DK always grinned when he said that to me, usually with a gentle poke to my belly. I don’t think of myself as a hippie, but I didn’t object to it. It made me grin right back at him.

Reasons DK considered me a hippie: I’m an artist, haven’t had a “real” job in decades, my home is colorful and has lots of things hanging from the ceilings, which he liked to look at. It also has lots of doorways but not so many doors. They’re in the garage. I took most of them off when I bought my house and replaced them with beaded curtains, vintage curtain panels and lengths of tie-dyed fabric. I like it. Maybe I’m a gypsy.

I also had a beach in my bathroom for several years, was a backyard chicken farmer  and shower outdoors during summer months. That I bathed in my backyard really tickled Deke.

I’m not sure I ever told him how it came to be that I took outdoor summer showers. It was one of those necessity begets invention deals. One March during the Dark Years, the gas company cut me off. (I was often quite poor during the Dark Years; sometimes, when the electricity company also cut me off – which sucked the most – they were really dark.) So I went without gas until I could pay up my bill, which I did in a couple of weeks. But I didn’t call them out to turn it back on. The weather was getting warmer and I had been getting along fine without it so I just figured, why not just keep going for a while longer? I hardly ever use the oven during the summer and don’t use the stovetop that often. I had an electric teakettle for my morning cups of tea (imperative), a hot plate, microwave and outdoor grill. Cooking covered.

Showers took some getting used to though. I took the dive right in approach instead of the sticking one toe in at a time method. It really is the only way to do it. Psyching myself up was also necessary: I recalled my summer of being a camp counselor – there was no hot water there, either, Gretchen! Don’t be a wimp! Plus, cold water is really invigorating, once you can bring yourself to step under the shower head. Do it!

The whole going-without-gas experiment made me feel very resourceful, very Good Life-ish.

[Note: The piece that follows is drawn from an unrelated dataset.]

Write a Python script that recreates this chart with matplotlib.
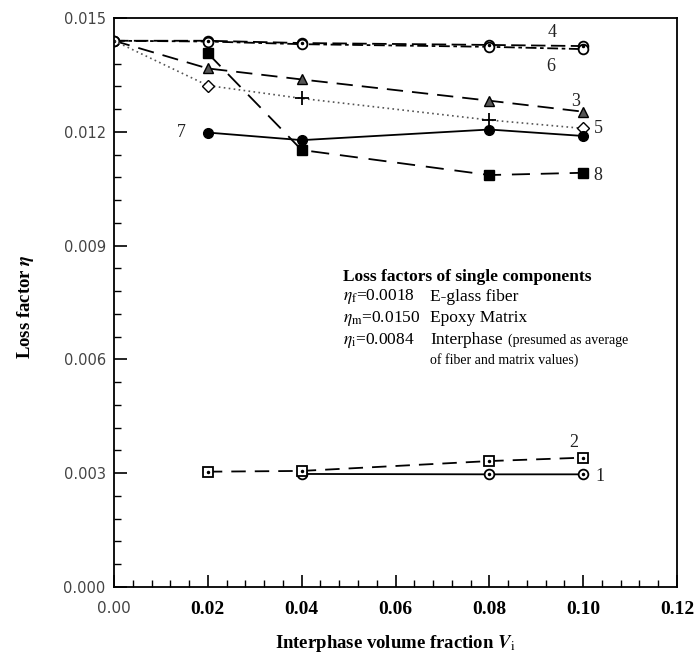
#
# encoding:utf-8
#
# Loss factor vs interphase volume fraction, curves 1-8
#
import matplotlib
matplotlib.use('Agg')
import matplotlib.pyplot as plt
from matplotlib.ticker import MultipleLocator, FixedLocator

plt.rcParams['mathtext.fontset'] = 'stix'

# 数据
x_full = [0.0, 0.02, 0.04, 0.08, 0.10]
x_no0 = [0.02, 0.04, 0.08, 0.10]
x_c1 = [0.04, 0.08, 0.10]

eta_1 = [0.00298, 0.00297, 0.00297]
eta_2 = [0.00304, 0.00306, 0.00332, 0.00341]
eta_3 = [0.0144, 0.01367, 0.01338, 0.01282, 0.01253]
eta_4 = [0.0144, 0.0144, 0.01434, 0.01429, 0.01426]
eta_5 = [0.0144, 0.01322, 0.01288, 0.01231, 0.01209]
eta_6 = [0.0144, 0.01438, 0.01431, 0.01424, 0.01418]
eta_7 = [0.01198, 0.01178, 0.01206, 0.01189]
eta_8 = [0.01407, 0.01152, 0.01086, 0.01092]

curve_labels = ['1', '2', '3', '4', '5', '6', '7', '8']
label_pos = [(0.1036, 0.00292), (0.0980, 0.0038), (0.0983, 0.01279), (0.0934, 0.01463),
             (0.1032, 0.01210), (0.0930, 0.01371), (0.0143, 0.01199), (0.1032, 0.01084)]

xticks = [0.00, 0.02, 0.04, 0.06, 0.08, 0.10, 0.12]
yticks = [0.000, 0.003, 0.006, 0.009, 0.012, 0.015]

fig = plt.figure(figsize=(6.95, 6.57), dpi=100)
ax = fig.add_axes([114 / 695, 1 - 587 / 657, 563 / 695, 569 / 657])

k = 'black'
lw = 1.3
ms = 7

# 曲线1：实线，圆圈带点
ax.plot(x_c1, eta_1, color=k, lw=lw, ls='-', marker='o', ms=ms, mfc='white', mec=k, mew=1.3)
ax.plot(x_c1, eta_1, ls='none', marker='.', ms=3, color=k)
# 曲线2：长虚线，方框带点
ax.plot(x_no0, eta_2, color=k, lw=lw, ls=(0, (8, 5)), marker='s', ms=ms, mfc='white', mec=k, mew=1.3)
ax.plot(x_no0, eta_2, ls='none', marker='.', ms=3, color=k)
# 曲线3：虚线，三角
ax.plot(x_full, eta_3, color=k, lw=lw, ls=(0, (9, 5)), marker='^', ms=ms, mfc='#555555', mec=k,
        markevery=[1, 2, 3, 4])
# 曲线4、6：几乎重合
ax.plot(x_full, eta_4, color=k, lw=lw, ls=(0, (8, 3)), marker='o', ms=ms, mfc='white', mec=k, mew=1.3)
ax.plot(x_full, eta_6, color=k, lw=lw, ls=(0, (6, 2, 2, 2)), marker='o', ms=ms, mfc='white', mec=k, mew=1.3)
ax.plot(x_full, eta_4, ls='none', marker='.', ms=3, color=k)
# 曲线5：点线，菱形和十字
ax.plot(x_full, eta_5, color='#555555', lw=1.2, ls=(0, (1, 2)), marker='D', ms=6, mfc='white', mec=k,
        markevery=[1, 4])
ax.plot(x_full, eta_5, ls='none', marker='+', ms=10, mew=1.3, color=k, markevery=[2, 3])
# 曲线7：实线，实心圆
ax.plot(x_no0, eta_7, color=k, lw=lw, ls='-', marker='o', ms=ms, mfc=k, mec=k)
# 曲线8：长虚线，实心方块
ax.plot(x_no0, eta_8, color=k, lw=lw, ls=(0, (10, 6)), marker='s', ms=ms, mfc=k, mec=k)

for lab, (tx, ty) in zip(curve_labels, label_pos):
    ax.text(tx, ty, lab, fontsize=13, family='Liberation Serif', ha='center', va='center', color='#222222')

ax.set_xlim(0, 0.12)
ax.set_ylim(0, 0.015)
ax.xaxis.set_major_locator(FixedLocator(xticks))
ax.yaxis.set_major_locator(FixedLocator(yticks))
ax.xaxis.set_minor_locator(MultipleLocator(0.004))
ax.yaxis.set_minor_locator(MultipleLocator(0.0006))
ax.tick_params(which='major', direction='in', length=9, width=1.2, color=k)
ax.tick_params(which='minor', direction='in', length=5, width=1.0, color=k)
ax.tick_params(axis='x', pad=10)
ax.tick_params(axis='y', pad=6)
for s in ax.spines.values():
    s.set_linewidth(1.3)

# 纵轴刻度文本：灰色无衬线
ax.set_yticklabels(['%.3f' % v for v in yticks], family='DejaVu Sans', fontsize=10.5, color='#444444')
# 横轴刻度文本：0.00为无衬线，其余为粗体衬线
ax.set_xticklabels(['%.2f' % v for v in xticks])
for i, t in enumerate(ax.get_xticklabels()):
    if i == 0:
        t.set_family('DejaVu Sans')
        t.set_fontsize(11)
        t.set_color('#444444')
    else:
        t.set_family('Liberation Serif')
        t.set_fontweight('bold')
        t.set_fontsize(14)

fig.text(25 / 695, 1 - 307 / 657, r'Loss factor $\boldsymbol{\eta}$', rotation=90, ha='center', va='center',
         family='Liberation Serif', fontweight='bold', fontsize=13.5)
fig.text(395 / 695, 1 - 643 / 657, r'Interphase volume fraction $\boldsymbol{V}_{\rm i}$', ha='center', va='center',
         family='Liberation Serif', fontweight='bold', fontsize=13.5)

# 单组分损耗因子说明
tx0 = 343 / 695
tx1 = 430 / 695
fs = 12.5
fig.text(tx0, 1 - 277 / 657, 'Loss factors of single components', family='Liberation Serif',
         fontweight='bold', fontsize=fs, va='center')
fig.text(tx0, 1 - 297 / 657, r'$\eta_{\rm f}$=0.0018', family='Liberation Serif', fontsize=fs, va='center')
fig.text(tx1, 1 - 297 / 657, 'E-glass fiber', family='Liberation Serif', fontsize=fs, va='center')
fig.text(tx0, 1 - 318 / 657, r'$\eta_{\rm m}$=0.0150', family='Liberation Serif', fontsize=fs, va='center')
fig.text(tx1, 1 - 318 / 657, 'Epoxy Matrix', family='Liberation Serif', fontsize=fs, va='center')
fig.text(tx0, 1 - 340 / 657, r'$\eta_{\rm i}$=0.0084', family='Liberation Serif', fontsize=fs, va='center')
fig.text(tx1, 1 - 340 / 657, 'Interphase', family='Liberation Serif', fontsize=fs, va='center')
fig.text(508 / 695, 1 - 340 / 657, '(presumed as average', family='Liberation Serif', fontsize=10, va='center')
fig.text(tx1, 1 - 360 / 657, 'of fiber and matrix values)', family='Liberation Serif', fontsize=10, va='center')

plt.savefig('out.png', dpi=100)
plt.close()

One day I was washing Aslan, my beloved dog, in the backyard. Aslan was big: part Chow, part Golden Retriever, and he did not like getting wet, so it was a bit of a production. I would gather all my supplies, turn on the hose and then drag a most unwilling pet to the soaping spot. I’d put one foot through the handle of his leash and stand on it so he couldn’t run away and then bath and rinse him. I always ended up as wet as him and would have to shower myself afterwards.

Suddenly a cartoon light bulb lit up above my head. Hellllooo, Gretchen: the water from the outdoor hose is much warmer than the water in the indoor shower!

summer cleavage

That was it. For the next five months I bathed and washed my hair outdoors. In mid-October, when the weather grew cool again, I had the gas turned back on and went back to showering indoors like a normal person.

But every summer since, I often take my toilette outdoors. Closing your eyes and letting warm water pour over your body under the magnificent Texas sun is a lovely sensory experience.

As I said, the whole idea delighted DK. One year in late autumn, when we had a cold snap, he texted me, “No more outdoor showers for you!! ;)”

I hope one day he takes the plunge and has an outdoor shower himself, buck naked under God’s glorious canopy, and thinks of me.